アスカ、共時性(シンクロニシティー)
二十歳になり、少年院を出たアスカは、親分から事務所を任されることになった、「ワカ」というリンカーン・コンチネンタルを乗り回す、博多からきた同じ歳の男と、たった二人でだ。
事務所を任される、といっても、親分は繁華街のど真ん中の、ビルの八階の一室に部屋を借りてくれただけで、家具も冷蔵庫も洗濯機もなんにもないし、肝心な、しのぎ、もない。
ただ親分の言うことは「代紋」で食べて行けと言うことだった。代紋とは、つまり、組織の名前だ、この名前一つですべてを賄えというのだ!

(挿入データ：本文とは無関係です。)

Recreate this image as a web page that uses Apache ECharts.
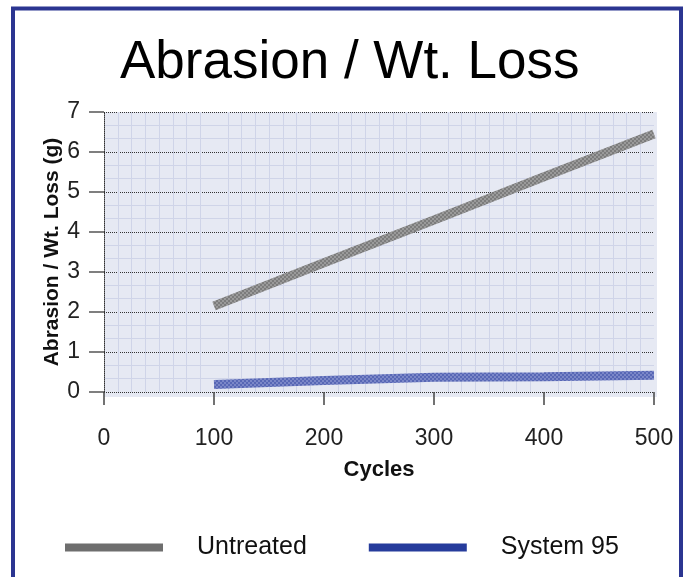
<!DOCTYPE html>
<html>
<head>
<meta charset="utf-8">
<script src="https://cdn.jsdelivr.net/npm/echarts@6/dist/echarts.min.js"></script>
<style>
html,body{margin:0;padding:0;background:#fff;}
#c{width:687px;height:577px;}
</style>
</head>
<body>
<div id="c"></div>
<script>
const titleText = 'Abrasion / Wt. Loss';
const xAxisName = 'Cycles';
const yAxisName = 'Abrasion / Wt. Loss (g)';
const seriesNames = ['Untreated', 'System 95'];
const cycles = [100, 200, 300, 400, 500];
const untreated = [2.15, 3.23, 4.3, 5.38, 6.45];
const system95Cycles = [100, 200, 300, 400, 500];
const system95 = [0.19, 0.29, 0.37, 0.38, 0.42];
const xTicks = [0, 100, 200, 300, 400, 500];
const yTicks = [0, 1, 2, 3, 4, 5, 6, 7];

function makePattern(c1, c2) {
  const cv = document.createElement('canvas');
  cv.width = 4; cv.height = 4;
  const ctx = cv.getContext('2d');
  ctx.fillStyle = c1; ctx.fillRect(0, 0, 4, 4);
  ctx.fillStyle = c2;
  ctx.fillRect(0, 0, 2, 2); ctx.fillRect(2, 2, 2, 2);
  return { image: cv, repeat: 'repeat' };
}

const chart = echarts.init(document.getElementById('c'), null, { renderer: 'canvas' });
const fontFam = 'Liberation Sans, Arial, sans-serif';

chart.setOption({
  backgroundColor: '#ffffff',
  animation: false,
  title: {
    text: titleText,
    left: 115,
    top: 32,
    textStyle: { fontFamily: fontFam, fontSize: 53, fontWeight: 'normal', color: '#000' }
  },
  graphic: [
    { type: 'rect', z: 100, silent: true, shape: { x: 13, y: 8.5, width: 668, height: 580 },
      style: { fill: 'none', stroke: '#2b3591', lineWidth: 4 } },
    { type: 'rect', z: -1, silent: true, shape: { x: 104, y: 112, width: 553, height: 285 },
      style: { fill: '#e6e9f3' } }
  ],
  legend: {
    bottom: 12,
    left: 60,
    itemGap: 62,
    itemWidth: 98,
    itemHeight: 8,
    icon: 'rect',
    textStyle: { fontFamily: fontFam, fontSize: 25, color: '#111', padding: [0, 0, 0, 29] },
    data: [
      { name: seriesNames[0], itemStyle: { color: '#6e6e6e' } },
      { name: seriesNames[1], itemStyle: { color: '#263c9c' } }
    ]
  },
  grid: { left: 104, right: 33, top: 112, bottom: 185, containLabel: false },
  xAxis: {
    type: 'value',
    min: 0, max: 500, interval: 100,
    offset: 5,
    name: xAxisName,
    nameLocation: 'middle',
    nameGap: 62,
    nameMoveOverlap: false,
    nameTextStyle: { fontFamily: fontFam, fontSize: 22, fontWeight: 'bold', color: '#111' },
    axisLine: { show: false },
    axisTick: { show: true, length: 13, lineStyle: { color: '#444', width: 1.5 } },
    axisLabel: { fontFamily: fontFam, fontSize: 23, color: '#222', margin: 30,
      formatter: v => xTicks.includes(v) ? String(v) : '' },
    splitLine: { show: false },
    minorTick: { show: false, splitNumber: 8 },
    minorSplitLine: { show: true, lineStyle: { color: '#cfd4e8', width: 1 } }
  },
  yAxis: {
    type: 'value',
    min: 0, max: 7, interval: 1,
    name: yAxisName,
    nameLocation: 'middle',
    nameGap: 41,
    nameMoveOverlap: false,
    nameTextStyle: { fontFamily: fontFam, fontSize: 21, fontWeight: 'bold', color: '#111' },
    axisLine: { show: true, lineStyle: { color: '#333', type: 'dotted', width: 1 } },
    axisTick: { show: true, length: 15, lineStyle: { color: '#555', width: 1.5 } },
    axisLabel: { fontFamily: fontFam, fontSize: 23, color: '#222', margin: 24,
      formatter: v => yTicks.includes(v) ? String(v) : '' },
    splitLine: { show: true, lineStyle: { color: '#333', type: 'dotted', width: 1 } },
    minorTick: { show: false, splitNumber: 3 },
    minorSplitLine: { show: true, lineStyle: { color: '#cfd4e8', width: 1 } }
  },
  series: [
    {
      name: seriesNames[0],
      type: 'line',
      data: cycles.map((c, i) => [c, untreated[i]]),
      showSymbol: false,
      symbol: 'none',
      itemStyle: { color: '#6e6e6e' },
      lineStyle: { width: 9, color: makePattern('#9a9a9a', '#7c7c7c'), cap: 'butt' },
      z: 3
    },
    {
      name: seriesNames[1],
      type: 'line',
      data: system95Cycles.map((c, i) => [c, system95[i]]),
      showSymbol: false,
      symbol: 'none',
      itemStyle: { color: '#263c9c' },
      lineStyle: { width: 9, color: makePattern('#7b87c8', '#5767b5'), cap: 'butt' },
      z: 3
    }
  ]
});
</script>
</body>
</html>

私の親分は典型的な「昭和の博徒」だった、親分はどんと構えているだけでよし、あとはすべて若い者がやるべしという仕来たりで、
親分の生活から遊興費、事務所の維持に義理事も、すべて私たち二人が賄わなければならない。
だからなんでもやった、しかし極道だから一本筋を通さなければならない。
最初は近所の客引きたちから情報を仕入れ、トラブルの仲裁やら、自分の部屋で知人に遊びに来てもらい、賭博をして博打の寺銭で上がりを上げたり、とにかく色んなことをやった。
博打というのは、長く続けば続くほど胴元がもうける仕組みになっている、カジノと同じだ、
ただアスカは自由気ままに街をさ迷うのが好きだった、そのころアスカは気の向くままに直観で行動しながら、「宇宙のリズム」というものがあり、
自分はそれに同調していることに気づいた、アスカは自己流に、宇宙のリズムなどと言ってたが。